A richer model lineup and increased demand for personalisation continued to support growth at Ferrari, which today reported a 7% core earnings increase in the third quarter, despite a slight drop in car shipments.
The addition of new, high-end models that met with strong demand brought a €60m positive contribution to the quarterly result, the luxury sports car maker said in a statement.
This was supported by demand for the €2m V12 Daytona SP3, as well as a "few sales" of the limited series, track-only 499P Modificata, priced at €5.1m.
Chief executive Benedetto Vigna said the company enjoyed "exceptional order book visibility well into 2026", with order intake led by the 12Cilindri car family, which was launched in May.
Ferrari, which has promised its first and so far highly secretive fully-electric model for the end of next year, reported its adjusted earnings before interest, tax, depreciation and amortisation (EBITDA) totalled €638m in the July-September period, roughly matching analysts' average forecast in a Reuters poll.
Milan-listed shares in the company, which gained around 40% this year, however extended losses after the results were published.
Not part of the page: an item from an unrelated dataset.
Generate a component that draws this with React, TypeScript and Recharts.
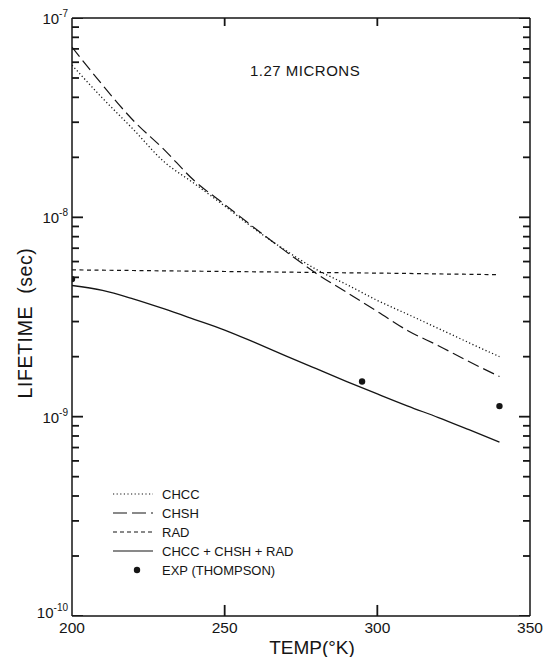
import React from "react";
import { ComposedChart, Line, Scatter, XAxis, YAxis } from "recharts";

// lifetimes (sec) vs temperature (K), 1.27 micron line
const TEMPS = [200, 210, 220, 230, 240, 250, 260, 270, 280, 290, 300, 310, 320, 330, 340];
const CHCC = [5.8e-8, 3.96e-8, 2.77e-8, 1.91e-8, 1.48e-8, 1.14e-8, 8.7e-9, 6.82e-9, 5.48e-9, 4.6e-9, 3.83e-9, 3.26e-9, 2.77e-9, 2.35e-9, 2.0e-9];
const CHSH = [7.15e-8, 4.61e-8, 3.07e-8, 2.2e-8, 1.53e-8, 1.16e-8, 8.8e-9, 6.75e-9, 5.23e-9, 4.2e-9, 3.37e-9, 2.7e-9, 2.27e-9, 1.89e-9, 1.59e-9];
const RAD = [5.45e-9, 5.43e-9, 5.41e-9, 5.39e-9, 5.37e-9, 5.35e-9, 5.33e-9, 5.31e-9, 5.29e-9, 5.27e-9, 5.25e-9, 5.23e-9, 5.2e-9, 5.18e-9, 5.15e-9];
const TOTAL = [4.55e-9, 4.3e-9, 3.9e-9, 3.48e-9, 3.08e-9, 2.72e-9, 2.35e-9, 2.02e-9, 1.74e-9, 1.5e-9, 1.3e-9, 1.13e-9, 9.9e-10, 8.6e-10, 7.45e-10];

// measured points (Thompson)
const EXP_T = [200, 295, 340];
const EXP_TAU = [4.9e-9, 1.5e-9, 1.13e-9];

const X_TICKS = [200, 250, 300, 350];
const X_INNER_TICKS = [250, 300];
const Y_MAJOR = [1e-10, 1e-9, 1e-8, 1e-7];
const Y_MINOR = [
  2e-10, 3e-10, 4e-10, 5e-10, 6e-10, 7e-10, 8e-10, 9e-10,
  2e-9, 3e-9, 4e-9, 5e-9, 6e-9, 7e-9, 8e-9, 9e-9,
  2e-8, 3e-8, 4e-8, 5e-8, 6e-8, 7e-8, 8e-8, 9e-8,
];
const Y_EXP: Record<string, string> = { "1e-10": "-10", "1e-9": "-9", "1e-8": "-8", "1e-7": "-7" };

const X_MIN = 200;
const X_MAX = 350;
const Y_MIN = 1e-10;
const Y_MAX = 1e-7;

// inward tick lengths, in axis units (temperature for y ticks, log factor for x ticks)
const MAJOR_DT = 3.6;
const MINOR_DT = 2.3;
const BOTTOM_TICK_F = 1.136;
const TOP_TICK_F = 0.912;

const FONT = "'Liberation Sans', Arial, sans-serif";
const INK = "#151515";

const data = TEMPS.map((t, i) => ({ t, chcc: CHCC[i], chsh: CHSH[i], rad: RAD[i], total: TOTAL[i] }));
const expData = EXP_T.map((t, i) => ({ t, tau: EXP_TAU[i] }));

const isMajor = (v: number) => Y_MAJOR.some((m) => Math.abs(m - v) / m < 1e-6);

// two-point segments for the frame ticks
const tickSegments = [
  ...[...Y_MAJOR, ...Y_MINOR].flatMap((v) => {
    const dt = isMajor(v) ? MAJOR_DT : MINOR_DT;
    return [
      [{ t: X_MIN, tau: v }, { t: X_MIN + dt, tau: v }],
      [{ t: X_MAX - dt, tau: v }, { t: X_MAX, tau: v }],
    ];
  }),
  ...X_INNER_TICKS.flatMap((t) => [
    [{ t, tau: Y_MIN }, { t, tau: Y_MIN * BOTTOM_TICK_F }],
    [{ t, tau: Y_MAX * TOP_TICK_F }, { t, tau: Y_MAX }],
  ]),
];

function leftTick(props: any) {
  const x = Number(props.x);
  const y = Number(props.y);
  const v = props.payload.value;
  return (
    <text x={x - 4} y={y + (v < 5e-10 ? 2 : 6)} textAnchor="end" fontFamily={FONT} fontSize={15} fill={INK}>
      10
      <tspan dy={-7} fontSize={10}>
        {Y_EXP[String(v)]}
      </tspan>
    </text>
  );
}

function bottomTick(props: any) {
  return (
    <text x={Number(props.x)} y={Number(props.y) + 17} textAnchor="middle" fontFamily={FONT} fontSize={15.5} fill={INK}>
      {props.payload.value}
    </text>
  );
}

const LEGEND = [
  { name: "CHCC", dash: "1.2 2.4", kind: "line" },
  { name: "CHSH", dash: "14 5", kind: "line" },
  { name: "RAD", dash: "4 3", kind: "line" },
  { name: "CHCC + CHSH + RAD", dash: "", kind: "line" },
  { name: "EXP (THOMPSON)", dash: "", kind: "dot" },
];

function LegendBox() {
  return (
    <svg width={220} height={110} style={{ position: "absolute", left: 100, top: 480 }}>
      {LEGEND.map((item, i) => {
        const y = 14 + i * 19;
        return (
          <g key={item.name}>
            {item.kind === "line" ? (
              <line x1={13} x2={53} y1={y} y2={y} stroke={INK} strokeWidth={1.2} strokeDasharray={item.dash || undefined} />
            ) : (
              <circle cx={37} cy={y} r={3.2} fill={INK} />
            )}
            <text x={62} y={y + 4.5} fontFamily={FONT} fontSize={13} fill={INK}>
              {item.name}
            </text>
          </g>
        );
      })}
    </svg>
  );
}

export default function App() {
  const axisLine = { stroke: INK, strokeWidth: 1.5 };
  return (
    <div style={{ position: "absolute", left: 0, top: 0, width: 550, height: 657, background: "#fff" }}>
      <ComposedChart width={550} height={657} data={data} margin={{ top: 0, right: 0, bottom: 0, left: 0 }}>
        <XAxis
          dataKey="t"
          type="number"
          domain={[X_MIN, X_MAX]}
          ticks={X_TICKS}
          interval={0}
          allowDataOverflow
          height={41}
          axisLine={axisLine}
          tickLine={false}
          tickSize={0}
          tickMargin={0}
          tick={bottomTick}
        />
        <XAxis
          xAxisId="top"
          orientation="top"
          dataKey="t"
          type="number"
          domain={[X_MIN, X_MAX]}
          allowDataOverflow
          height={18}
          axisLine={axisLine}
          tickLine={false}
          tick={false}
        />
        <YAxis
          type="number"
          scale="log"
          domain={[Y_MIN, Y_MAX]}
          ticks={Y_MAJOR}
          interval={0}
          allowDataOverflow
          width={72}
          axisLine={axisLine}
          tickLine={false}
          tickSize={0}
          tickMargin={0}
          tick={leftTick}
        />
        <YAxis
          yAxisId="right"
          orientation="right"
          type="number"
          scale="log"
          domain={[Y_MIN, Y_MAX]}
          allowDataOverflow
          width={20}
          axisLine={axisLine}
          tickLine={false}
          tick={false}
        />
        {/* keeps the top and right frame axes bound to a series */}
        <Line xAxisId="top" yAxisId="right" dataKey="rad" stroke="none" dot={false} isAnimationActive={false} />

        {tickSegments.map((seg, i) => (
          <Line
            key={`tick-${i}`}
            data={seg}
            dataKey="tau"
            type="linear"
            stroke={INK}
            strokeWidth={1.8}
            dot={false}
            activeDot={false}
            legendType="none"
            isAnimationActive={false}
          />
        ))}

        <Line type="monotone" dataKey="chcc" stroke={INK} strokeWidth={1.3} strokeDasharray="1.2 2.4" dot={false} isAnimationActive={false} />
        <Line type="monotone" dataKey="chsh" stroke={INK} strokeWidth={1.2} strokeDasharray="12 5" dot={false} isAnimationActive={false} />
        <Line type="monotone" dataKey="rad" stroke={INK} strokeWidth={1.2} strokeDasharray="4 3.5" dot={false} isAnimationActive={false} />
        <Line type="monotone" dataKey="total" stroke={INK} strokeWidth={1.3} dot={false} isAnimationActive={false} />
        <Scatter
          data={expData}
          dataKey="tau"
          fill={INK}
          isAnimationActive={false}
          shape={(p: any) => <circle cx={p.cx} cy={p.cy} r={3.2} fill={INK} />}
        />
      </ComposedChart>
      <LegendBox />
      <div
        style={{
          position: "absolute",
          left: 250,
          top: 62,
          fontFamily: FONT,
          fontSize: 15,
          letterSpacing: 0.5,
          color: INK,
          whiteSpace: "pre",
        }}
      >
        {"1.27 MICRONS"}
      </div>
      <div
        style={{
          position: "absolute",
          left: 25,
          top: 323,
          transform: "translate(-50%, -50%) rotate(-90deg)",
          fontFamily: FONT,
          fontSize: 19.5,
          letterSpacing: 0.6,
          color: INK,
          whiteSpace: "pre",
        }}
      >
        {"LIFETIME  (sec)"}
      </div>
      <div
        style={{
          position: "absolute",
          left: 312,
          top: 648,
          transform: "translate(-50%, -50%)",
          fontFamily: FONT,
          fontSize: 19,
          color: INK,
          whiteSpace: "nowrap",
        }}
      >
        TEMP(°K)
      </div>
    </div>
  );
}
"In the exalted world of Ferrari valuation, Ferrari's third quarter results were solid rather than spectacular - and in line with well-communicated consensus," analysts at Citi said in a note.
Ferrari today confirmed the full-year forecasts it provided in August, including for EBITDA to reach at least €2.5 billion, though it said in statement it was now even more confident of hitting its full-year targets.
In the third quarter, Ferrari shipments declined 2% to 3,383 units, with a 29% decrease in China, where however the company has limited exposure.
Analysts at Bernstein said the dip was not a surprise.
"It does not reflect a demand deficit, but rather demonstrates Ferrari's ability to allocate its shipments to suit its margin aspirations," they said, adding they expected shipments in the fourth quarter above last year's level.